Visual Schedule Review: Why You Must Map Your Transitions
You’ve done the stack: water, sunlight, clear desk, phone in another room, frog ready. You’re about to start your first 90-minute deep work sprint and create before you consume. There’s one more trap—and it’s not during the work. It’s in the white space between your tasks. Most people run off a to-do list and start hacking. A list is a wish. If you want to run a world-class day without burning out by 2 PM, spend three minutes doing a Visual Schedule Review and focus on mapping your transitions. Here’s why the gaps cost you hours—and how to fix it.
The Trap of the Linear To-Do List
A standard to-do list is a weak productivity tool because it lives outside time and space. It says what to do but gives no context for when or how it will happen. When you work only from a list, your brain treats every task as isolated. You finish a 90-minute sprint, cross something off, and ask: “What’s next?” That single moment is often when the day falls apart.
The Cognitive Switching Penalty
In neuroscience, the cognitive switching penalty is real. Every time you shift attention from one context to another, your brain has to load a new set of rules, memories, and skills into working memory. That costs real metabolic energy. After a deep work block, your brain is tired. If you haven’t decided exactly what to do next, it will take the path of least resistance. You tell yourself you’re “just taking a quick break”—you walk to the kitchen, grab a snack, check email, and 45 minutes are gone. You didn’t fail because the work was too hard; you failed because you tripped on the transition.
The Power of the Visual Schedule Review
To remove that friction, you have to bridge the gap between tasks. Before you start your first work sprint, open your calendar or planner and do a Visual Schedule Review. Look at your day as a landscape: not just items like “Write proposal” and “Client meeting,” but the actual time blocks and, more importantly, the gaps between them. Mapping your transitions means deciding exactly what you’ll do the moment a task ends—before that task even begins.
How to Map Your Transitions Like an Elite Performer
Three minutes spent visually mapping your day can save you hours. Use this framework:
- Create buffer zones: Don’t stack a 90-minute deep work block right against a 60-minute Zoom call. That’s a recipe for a spiked heart rate and scattered focus. When you review your schedule, block out 10–15 minute buffer zones between major events. Give your brain white space to close one cognitive “file” and open the next.
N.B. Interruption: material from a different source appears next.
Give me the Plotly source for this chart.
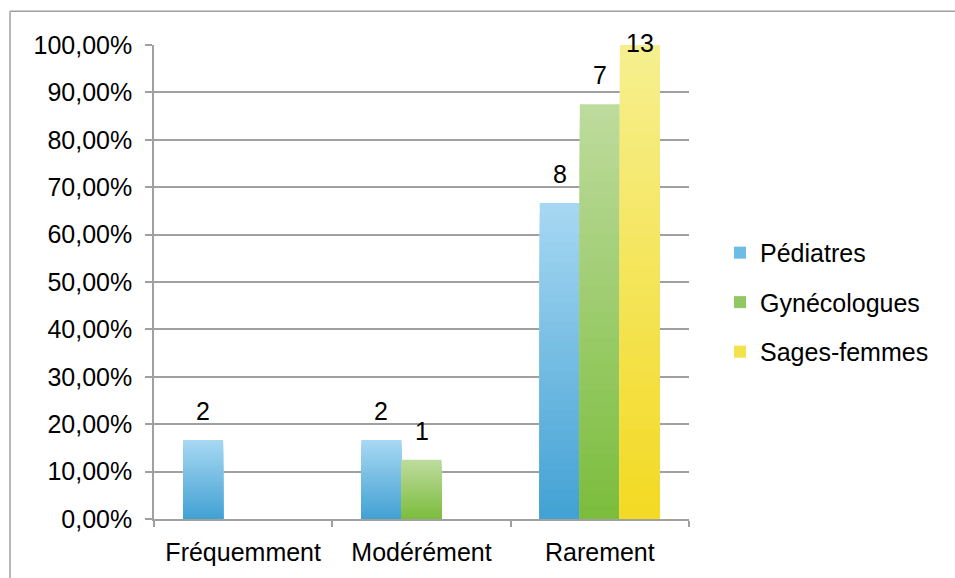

- Script the transition: Don’t leave breaks to chance. Be specific. For example: when your 90-minute timer goes off at 10:30, you’ll stand up, walk to the kitchen, drink a glass of water, look out the window for two minutes, and sit back down at 10:40 to open your inbox. Deciding the sequence in advance removes the decision fatigue that leads to grabbing your phone.
- Visualize the friction points: As you look at your calendar, run the day like a movie. Where are the risky moments? If you always hit an afternoon slump at 2:30 right before a weekly call, map a transition at 2:20—e.g. step outside for five minutes or do a quick mobility stretch. Anticipate the trap so you don’t fall in.
- Define the shutdown: The most important transition is from work mode to life mode. During your morning visual schedule review, decide exactly when you’ll stop and what your final action will be: close all browser tabs, write tomorrow’s frog on a sticky note, or both.
The Bottom Line
Amateurs focus only on the work. Professionals focus on the work and the recovery between the work. Tomorrow morning, before you launch into your hardest problem, pause. Look at the visual map of your day. See the blocks of deep work—and build the bridges between them. When you map your transitions, you stop reacting to your day and start running it.